Andando oltre, sapete che è più facile ottenere la disponibilità di un protagonista proprio da una squadra NBA piuttosto che da una di Eurolega? Là ci sono regole di apertura ai media che sulla carta vi sarebbero pure da queste parti, tuttavia come già detto in queste riflessioni, vengono regolarmente disattese senza che il club ne paghi le conseguenze.
La gente è attratta dalle parole dei protagonisti ed inoltre vuole conoscere i personaggi che segue, i propri idoli, più a fondo. Sapere se amano di più la pizza od il sushi, qual è l'ultimo film che hanno visto, quali serie tv seguono, se gradiscono di più mare o montagna, per che squadra di calcio tifano… E molto spesso interessa di più tutto ciò rispetto a temi da lavagnetta perchè avvicinano questi personaggi alle persone “normali”, se mi passate il termine. Altri esempi? Uno che mi balza in mente: ricordate i Taco Tuesdays di Lebron? Ecco, appunto, se ne parlò molto più di tante gare.
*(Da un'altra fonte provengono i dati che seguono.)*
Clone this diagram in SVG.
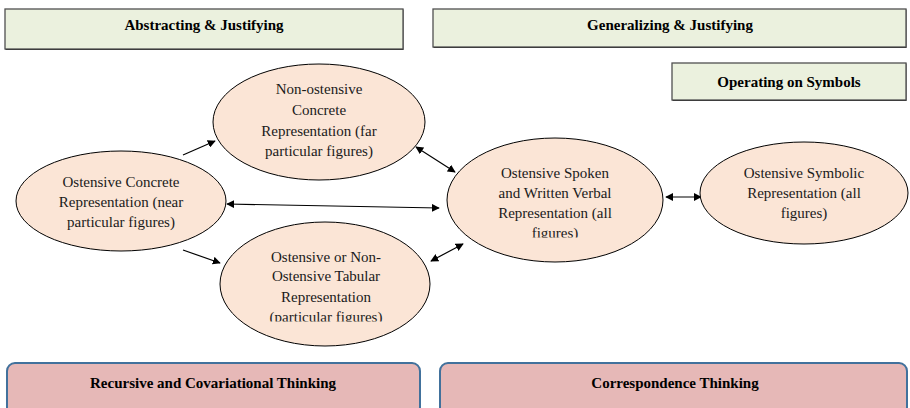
<svg xmlns="http://www.w3.org/2000/svg" width="910" height="408" viewBox="0 0 910 408" font-family="Liberation Serif, serif">
<defs>
<style>
.hdr{fill:#ebf1de;stroke:#505050;stroke-width:1.3}
.shd{fill:#1a1a1a}
.ell{fill:#fbe5d6;stroke:#000;stroke-width:1}
.bot{fill:#e6b8b7;stroke:#41719c;stroke-width:2}
.ht{font-size:15px;font-weight:bold;fill:#000;text-anchor:middle}
.nt{font-size:15px;fill:#1a1a1a;text-anchor:middle}
.cn{stroke:#000;stroke-width:1.2;fill:none}
</style>
<marker id="ah" viewBox="0 0 10 10" refX="9" refY="5" markerWidth="8" markerHeight="8" markerUnits="userSpaceOnUse" orient="auto-start-reverse">
<path d="M0,0 L10,5 L0,10 z" fill="#000"/>
</marker>
<clipPath id="clipTab"><rect x="200" y="300" width="260" height="21.5"/></clipPath>
<clipPath id="clipVerb"><rect x="450" y="220" width="210" height="17.5"/></clipPath>
</defs>
<rect width="910" height="408" fill="#fff"/>

<g id="abstracting">
<rect class="shd" x="5.5" y="9.5" width="398" height="40.5"/>
<rect class="hdr" x="5" y="9" width="398" height="40"/>
<text class="ht" x="204" y="30" font-family="Liberation Serif, serif">Abstracting &amp; Justifying</text>
</g>
<g id="generalizing">
<rect class="shd" x="433.5" y="9.5" width="473" height="38.5"/>
<rect class="hdr" x="433" y="9" width="473" height="38"/>
<text class="ht" x="670" y="30" font-family="Liberation Serif, serif">Generalizing &amp; Justifying</text>
</g>
<g id="operating">
<rect class="shd" x="672.5" y="63.5" width="234" height="37.5"/>
<rect class="hdr" x="672" y="63" width="234" height="37"/>
<text class="ht" x="789" y="87" font-family="Liberation Serif, serif">Operating on Symbols</text>
</g>

<g id="connectors">
<line class="cn" x1="183" y1="155" x2="215" y2="141" marker-end="url(#ah)"/>
<line class="cn" x1="183" y1="250" x2="220" y2="263" marker-end="url(#ah)"/>
<line class="cn" x1="227" y1="204" x2="439" y2="208" marker-start="url(#ah)" marker-end="url(#ah)"/>
<line class="cn" x1="416" y1="147" x2="455" y2="172" marker-start="url(#ah)" marker-end="url(#ah)"/>
<line class="cn" x1="431" y1="261" x2="463" y2="244" marker-start="url(#ah)" marker-end="url(#ah)"/>
<line class="cn" x1="666" y1="197" x2="701" y2="197" marker-start="url(#ah)" marker-end="url(#ah)"/>
</g>

<g id="ostensive-concrete" font-family="Liberation Serif, serif">
<ellipse class="ell" cx="121" cy="201" rx="105" ry="50"/>
<text class="nt" x="121" y="187">Ostensive Concrete</text>
<text class="nt" x="121" y="207">Representation (near</text>
<text class="nt" x="121" y="227">particular figures)</text>
</g>
<g id="non-ostensive-concrete" font-family="Liberation Serif, serif">
<ellipse class="ell" cx="319" cy="122" rx="106" ry="58"/>
<text class="nt" x="319" y="94">Non-ostensive</text>
<text class="nt" x="319" y="115">Concrete</text>
<text class="nt" x="319" y="136">Representation (far</text>
<text class="nt" x="319" y="156">particular figures)</text>
</g>
<g id="tabular" font-family="Liberation Serif, serif">
<ellipse class="ell" cx="325" cy="284" rx="105" ry="62"/>
<text class="nt" x="326" y="262">Ostensive or Non-</text>
<text class="nt" x="326" y="281">Ostensive Tabular</text>
<text class="nt" x="326" y="302">Representation</text>
<text class="nt" x="326" y="322" clip-path="url(#clipTab)">(particular figures)</text>
</g>
<g id="verbal" font-family="Liberation Serif, serif">
<ellipse class="ell" cx="555" cy="200" rx="108" ry="62"/>
<text class="nt" x="555" y="178">Ostensive Spoken</text>
<text class="nt" x="555" y="198">and Written Verbal</text>
<text class="nt" x="555" y="218">Representation (all</text>
<text class="nt" x="555" y="238" clip-path="url(#clipVerb)">figures)</text>
</g>
<g id="symbolic" font-family="Liberation Serif, serif">
<ellipse class="ell" cx="804" cy="193" rx="104" ry="51"/>
<text class="nt" x="804" y="178">Ostensive Symbolic</text>
<text class="nt" x="804" y="198">Representation (all</text>
<text class="nt" x="804" y="218">figures)</text>
</g>

<g id="recursive">
<rect class="bot" x="7" y="363" width="413" height="52" rx="8"/>
<text class="ht" x="213" y="388" font-family="Liberation Serif, serif">Recursive and Covariational Thinking</text>
</g>
<g id="correspondence">
<rect class="bot" x="440" y="363" width="467" height="52" rx="8"/>
<text class="ht" x="675" y="388" font-family="Liberation Serif, serif">Correspondence Thinking</text>
</g>
</svg>
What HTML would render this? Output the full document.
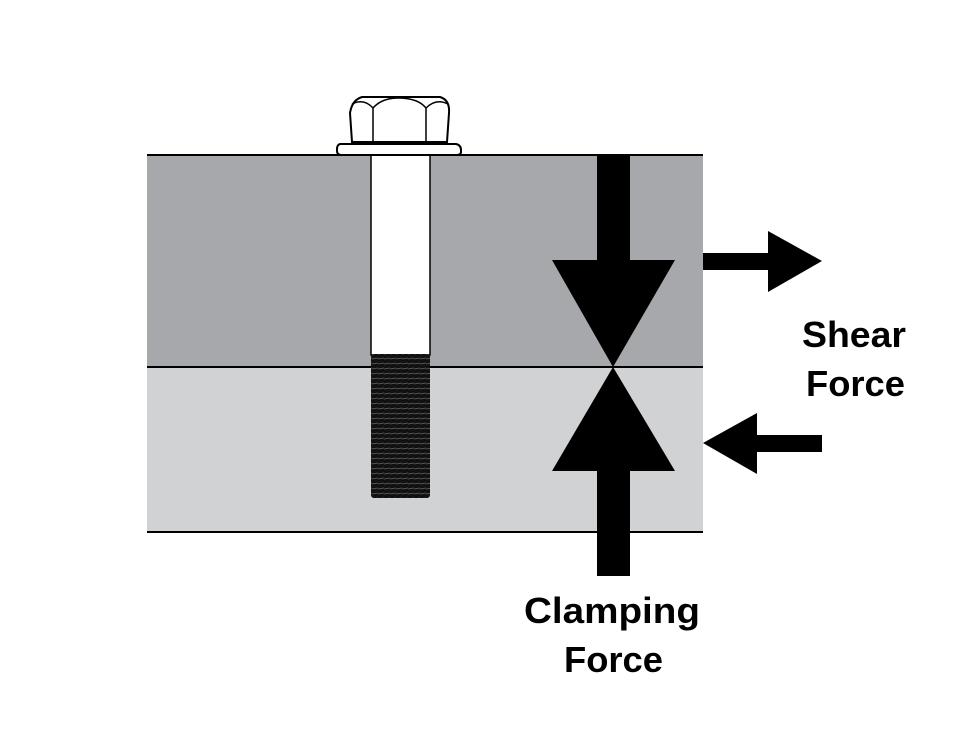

Infine ritengo che un altro passaggio chiave sia quello che riguarda i comportamenti, soprattutto extra campo di molti professionisti, in particolare allenatori e dirigenti. Proseguire sul percorso della lamentela arbitrale continua, del tentativo preventivo di indirizzarne le scelte addirittura prima delle gare, delle reazioni assurde ed inaccettabili di alcuni dirigenti è cosa che non si può più vedere o sentire. Vanno sanzionati, ma duramente, non con quei quattro spiccioli oggetto delle ridicole multe rispetto alla gravità delle parole espresse.
Abbiamo sentito parare di mafia, addirittura di condizionamenti derivanti dalla politica internazionale, siamo all'assurdo. Così non si fa che alimentare la cultura del sospetto, uno dei più grandi mali dello sport che continua a minare l'educazione legata allo stesso.
La NBA è lì davanti a tutti, è un esempio cui ispirarsi con ammirazione e volontà di studiarne le tante virtù nel modo migliore che permetta di trasportarle da noi senza cambiare la natura della nostra pallacanestro ma tenendo ben presente ciò che vuole la gente, ciò che vogliono i tifosi, patrimonio senza il quale non esisterebbe nulla di tutto quanto stiamo parlando.